#### WHAT THE EXERCISE ASKS
Only a number is wanted: how many lines in the listing contain the word "chart"?

+++

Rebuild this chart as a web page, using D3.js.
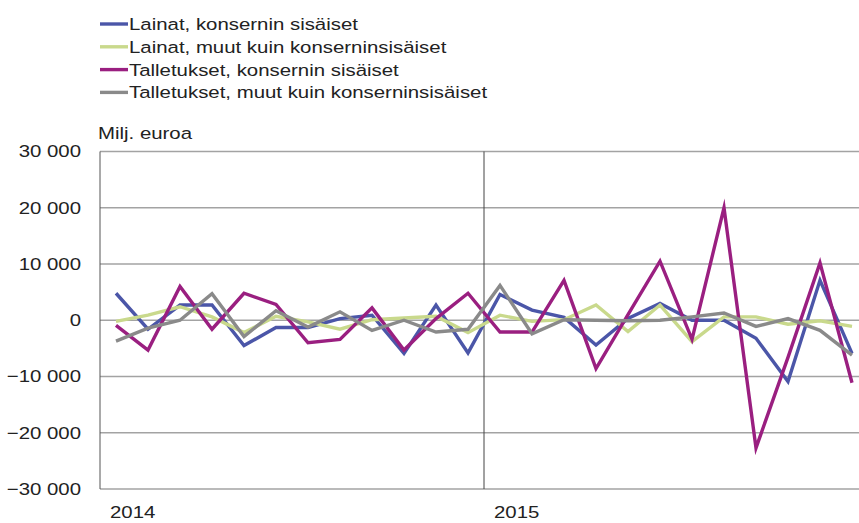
<!DOCTYPE html>
<html>
<head>
<meta charset="utf-8">
<script src="https://cdn.jsdelivr.net/npm/d3@7"></script>
<style>
  html, body { margin: 0; padding: 0; background: #fff; }
  svg { display: block; font-family: "Liberation Sans", Arial, sans-serif; }
</style>
</head>
<body>
<svg id="chart" width="859" height="523"></svg>
<script>
// Monthly periods 2014–2015
const months = [
  "2014M01","2014M02","2014M03","2014M04","2014M05","2014M06",
  "2014M07","2014M08","2014M09","2014M10","2014M11","2014M12",
  "2015M01","2015M02","2015M03","2015M04","2015M05","2015M06",
  "2015M07","2015M08","2015M09","2015M10","2015M11","2015M12"
];
const yearLabels = ["2014", "2015"];
const yTicks = [-30000, -20000, -10000, 0, 10000, 20000, 30000];

const seriesNames = [
  "Lainat, konsernin sisäiset",
  "Lainat, muut kuin konserninsisäiset",
  "Talletukset, konsernin sisäiset",
  "Talletukset, muut kuin konserninsisäiset"
];

// Values, million euro
const lainatSisaiset = [4800,-1600,2700,2700,-4500,-1300,-1300,300,900,-5900,2700,-5800,
                        4600,1800,500,-4400,300,3000,0,0,-3200,-10900,7100,-5900];
const lainatMuut     = [-200,900,2400,600,-2200,700,-300,-1600,100,400,700,-2200,
                        900,-200,100,2700,-2000,2700,-3800,600,600,-700,-100,-1100];
const talletSisaiset = [-900,-5300,6000,-1600,4800,2800,-4000,-3400,2200,-5300,300,4800,
                        -2100,-2100,7100,-8600,1000,10500,-3400,20000,-22700,-6600,10200,-11100];
const talletMuut     = [-3700,-1400,0,4700,-2900,1700,-1200,1500,-1800,0,-2100,-1600,
                        6200,-2400,100,0,-100,0,600,1300,-1100,300,-1800,-6200];

const seriesValues = [lainatSisaiset, lainatMuut, talletSisaiset, talletMuut];
const colors = ["#4b56a8", "#c9d98c", "#9a1f80", "#8a8a8a"];

const svg = d3.select("#chart");
const plotLeft = 100, plotRight = 868, plotTop = 151.5, plotBottom = 489;
const fontSize = 17, stretch = 1.2;   // text is set slightly wide

const x = d3.scaleBand().domain(months).range([plotLeft, plotRight]).padding(0);
const y = d3.scaleLinear().domain([-30000, 30000]).range([plotBottom, plotTop]);

// Place a text element at (px, py) with the wide letterform
function wideText(sel, px, py) {
  return sel
    .attr("transform", (d, i) => `translate(${typeof px === "function" ? px(d, i) : px},${typeof py === "function" ? py(d, i) : py}) scale(${stretch},1)`)
    .attr("font-size", fontSize)
    .attr("fill", "#222");
}

// Horizontal grid
svg.append("g").selectAll("line").data(yTicks).join("line")
  .attr("x1", plotLeft).attr("x2", 859)
  .attr("y1", d => y(d)).attr("y2", d => y(d))
  .attr("stroke", "#a3a3a3").attr("stroke-width", 1.5);

// Y axis labels
const fmt = v => d3.format(",")(v).replace(/,/g, " ");
wideText(svg.append("g").selectAll("text").data(yTicks).join("text"), 81, d => y(d))
  .attr("dy", "0.35em")
  .attr("text-anchor", "end")
  .text(d => fmt(d));

wideText(svg.append("text"), 98, 139).text("Milj. euroa");

// Left axis and year separators
svg.append("line")
  .attr("x1", plotLeft).attr("x2", plotLeft).attr("y1", plotTop).attr("y2", plotBottom)
  .attr("stroke", "#555").attr("stroke-width", 1);
const yearStarts = ["2014M01", "2015M01"];
svg.append("g").selectAll("line").data(yearStarts.slice(1)).join("line")
  .attr("x1", d => x(d)).attr("x2", d => x(d))
  .attr("y1", plotTop).attr("y2", plotBottom)
  .attr("stroke", "#444").attr("stroke-width", 1);

wideText(svg.append("g").selectAll("text").data(yearLabels).join("text"),
         (d, i) => x(yearStarts[i]) + 10, 518)
  .text(d => d);

// Series lines
const line = d3.line()
  .x((d, i) => x(months[i]) + x.bandwidth() / 2)
  .y(d => y(d));

svg.append("g").selectAll("path").data(seriesValues).join("path")
  .attr("d", d => line(d))
  .attr("fill", "none")
  .attr("stroke", (d, i) => colors[i])
  .attr("stroke-width", 3.4)
  .attr("stroke-linejoin", "miter")
  .attr("stroke-miterlimit", 10);

// Legend
const legend = svg.append("g").selectAll("g").data(seriesNames).join("g")
  .attr("transform", (d, i) => `translate(100, ${24 + i * 22.8})`);
legend.append("line")
  .attr("x1", 0).attr("x2", 28).attr("y1", 0).attr("y2", 0)
  .attr("stroke", (d, i) => colors[i]).attr("stroke-width", 3.4);
wideText(legend.append("text"), 29, 0)
  .attr("dy", "0.35em")
  .text(d => d);
</script>
</body>
</html>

+++

#### COMPLETE OUTPUT
3